22. Appendix: Mathematics for Deep Learning

Brent Werness (Amazon), Rachel Hu (Amazon), and authors of this book

One of the wonderful parts of modern deep learning is the fact that much of it can be understood and used without a full understanding of the mathematics below it. This is a sign that the field is maturing. Just as most software developers no longer need to worry about the theory of computable functions, neither should deep learning practitioners need to worry about the theoretical foundations of maximum likelihood learning.

But, we are not quite there yet.

In practice, you will sometimes need to understand how architectural choices influence gradient flow, or the implicit assumptions you make by training with a certain loss function.

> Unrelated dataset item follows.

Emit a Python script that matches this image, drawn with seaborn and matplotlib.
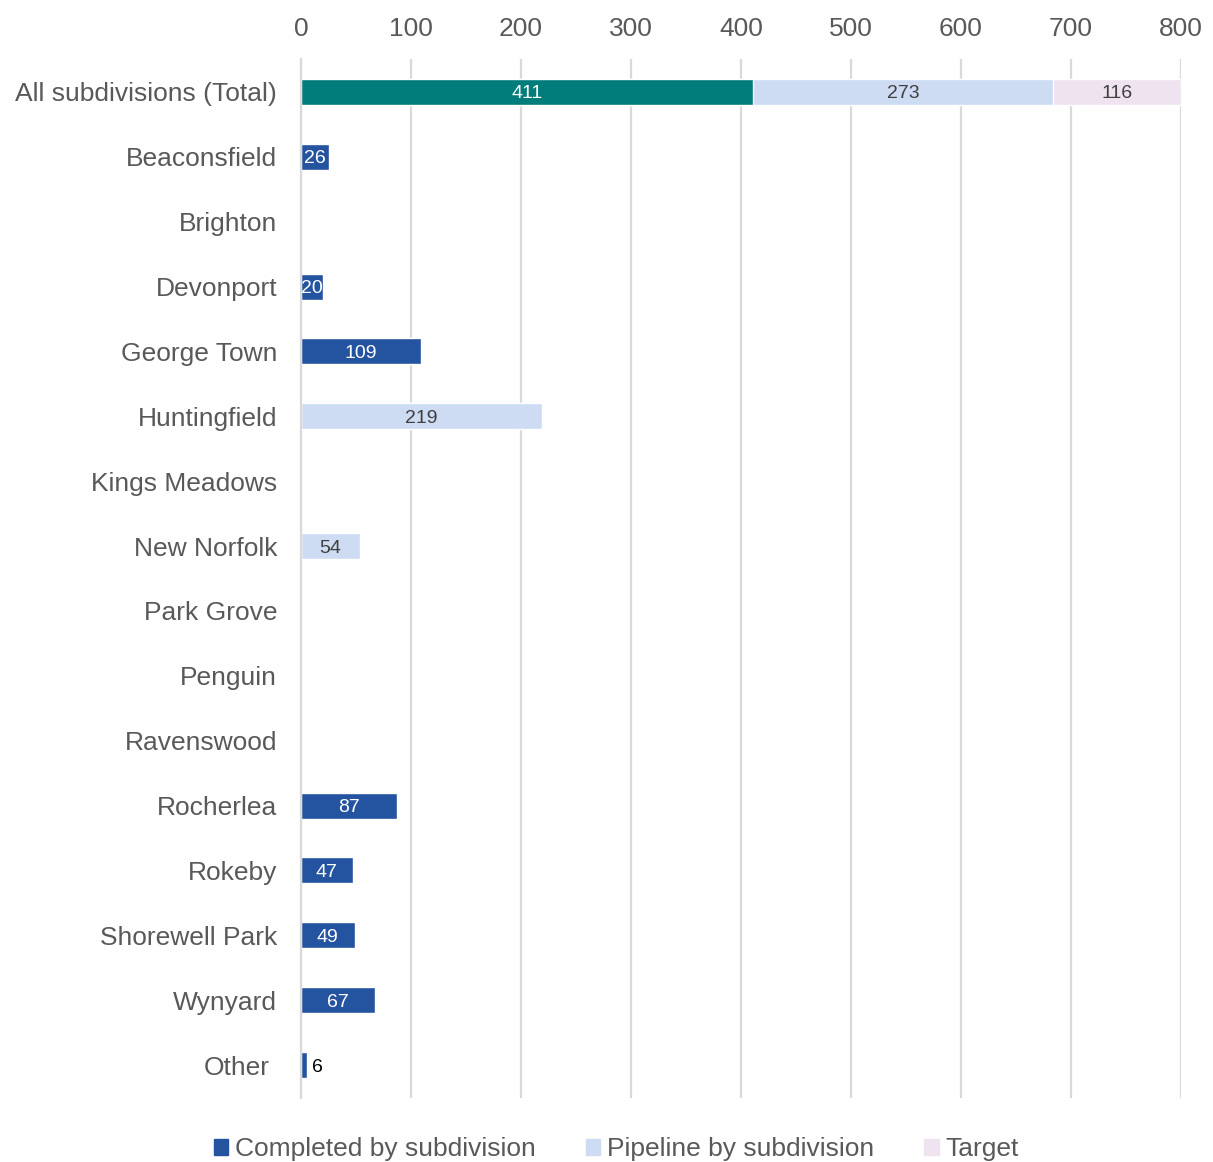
import matplotlib
matplotlib.use("Agg")
import matplotlib.pyplot as plt
import matplotlib.transforms as mtransforms
import seaborn as sns
import pandas as pd
from matplotlib.patches import Patch

categories = ["All subdivisions (Total)", "Beaconsfield", "Brighton", "Devonport",
              "George Town", "Huntingfield", "Kings Meadows", "New Norfolk",
              "Park Grove", "Penguin", "Ravenswood", "Rocherlea", "Rokeby",
              "Shorewell Park", "Wynyard", "Other"]
completed = [411, 26, 0, 20, 109, 0, 0, 0, 0, 0, 0, 87, 47, 49, 67, 6]
pipeline = [273, 0, 0, 0, 0, 219, 0, 54, 0, 0, 0, 0, 0, 0, 0, 0]
target = [116, 0, 0, 0, 0, 0, 0, 0, 0, 0, 0, 0, 0, 0, 0, 0]
x_ticks = [0, 100, 200, 300, 400, 500, 600, 700, 800]

c_total = "#007C7A"
c_done = "#2454A0"
c_pipe = "#CDDBF3"
c_target = "#EFE3F0"

df = pd.DataFrame({"category": categories, "completed": completed,
                   "pipeline": pipeline, "target": target})
df["cum_pipe"] = df["completed"] + df["pipeline"]
df["cum_target"] = df["cum_pipe"] + df["target"]

sns.set_style("white")
plt.rcParams["font.family"] = ["Liberation Sans", "DejaVu Sans"]

fig = plt.figure(figsize=(12.13, 11.62), dpi=100)
ax = fig.add_axes([0.248, 0.0555, 0.7256, 0.8933])

# stacked bars: draw cumulative totals back to front
sns.barplot(data=df, x="cum_target", y="category", color=c_target,
            width=0.4, orient="h", ax=ax, saturation=1)
sns.barplot(data=df, x="cum_pipe", y="category", color=c_pipe,
            width=0.4, orient="h", ax=ax, saturation=1)
done_palette = {c: (c_total if i == 0 else c_done) for i, c in enumerate(categories)}
sns.barplot(data=df, x="completed", y="category", hue="category",
            palette=done_palette, legend=False, width=0.4, orient="h",
            ax=ax, saturation=1)

# value labels
lab_fs = 14
for i, row in df.iterrows():
    if row["completed"] > 0:
        if row["completed"] < 10:
            ax.text(row["completed"] + 4, i, str(row["completed"]), va="center_baseline",
                    ha="left", fontsize=lab_fs, color="black")
        else:
            ax.text(row["completed"] / 2, i, str(row["completed"]), va="center_baseline",
                    ha="center", fontsize=lab_fs, color="white")
    if row["pipeline"] > 0:
        ax.text(row["completed"] + row["pipeline"] / 2, i, str(row["pipeline"]),
                va="center_baseline", ha="center", fontsize=lab_fs, color="#404040")
    if row["target"] > 0:
        ax.text(row["cum_pipe"] + row["target"] / 2, i, str(row["target"]),
                va="center_baseline", ha="center", fontsize=lab_fs, color="#404040")

ax.set_xlim(0, 800)
ax.set_ylim(15.5, -0.5)
ax.set_xticks(x_ticks)
ax.xaxis.tick_top()
ax.set_xlabel("")
ax.set_ylabel("")
ax.tick_params(axis="x", length=0, labelsize=19, labelcolor="#595959", pad=13)
ax.tick_params(axis="y", length=0, labelsize=19, labelcolor="#595959", pad=17)
ax.grid(axis="x", color="#D9D9D9", linewidth=1.6)
ax.set_axisbelow(True)
for s in ["top", "right", "bottom"]:
    ax.spines[s].set_visible(False)
ax.spines["left"].set_color("#D9D9D9")
ax.spines["left"].set_linewidth(1.6)

# "Other" sits a little further left in the original
last = ax.get_yticklabels()[-1]
last.set_transform(last.get_transform() +
                   mtransforms.ScaledTranslation(-0.07, 0, fig.dpi_scale_trans))

handles = [Patch(color=c_done, label="Completed by subdivision"),
           Patch(color=c_pipe, label="Pipeline by subdivision"),
           Patch(color=c_target, label="Target")]
fig.legend(handles=handles, loc="center", bbox_to_anchor=(0.508, 0.011), ncol=3,
           frameon=False, fontsize=19, labelcolor="#595959",
           handlelength=0.55, handleheight=0.55, handletextpad=0.25,
           columnspacing=1.9)

fig.savefig("out.png", dpi=100)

You might need to know what in the world entropy measures, and how it can help you understand exactly what bits-per-character means in your model. These all require deeper mathematical understanding.

This appendix aims to provide you the mathematical background you need to understand the core theory of modern deep learning, but it is not exhaustive. We will begin with examining linear algebra in greater depth. We develop a geometric understanding of all the common linear algebraic objects and operations that will enable us to visualize the effects of various transformations on our data. A key element is the development of the basics of eigen-decompositions.

We next develop the theory of differential calculus to the point that we can fully understand why the gradient is the direction of steepest descent, and why back-propagation takes the form it does. Integral calculus is then discussed to the degree needed to support our next topic, probability theory.

Problems encountered in practice frequently are not certain, and thus we need a language to speak about uncertain things. We review the theory of random variables and the most commonly encountered distributions so we may discuss models probabilistically. This provides the foundation for the naive Bayes classifier, a probabilistic classification technique.

Closely related to probability theory is the study of statistics. While statistics is far too large a field to do justice in a short section, we will introduce fundamental concepts that all machine learning practitioners should be aware of, in particular: evaluating and comparing estimators, conducting hypothesis tests, and constructing confidence intervals.

Last, we turn to the topic of information theory, which is the mathematical study of information storage and transmission. This provides the core language by which we may discuss quantitatively how much information a model holds on a domain of discourse.

Taken together, these form the core of the mathematical concepts needed to begin down the path towards a deep understanding of deep learning.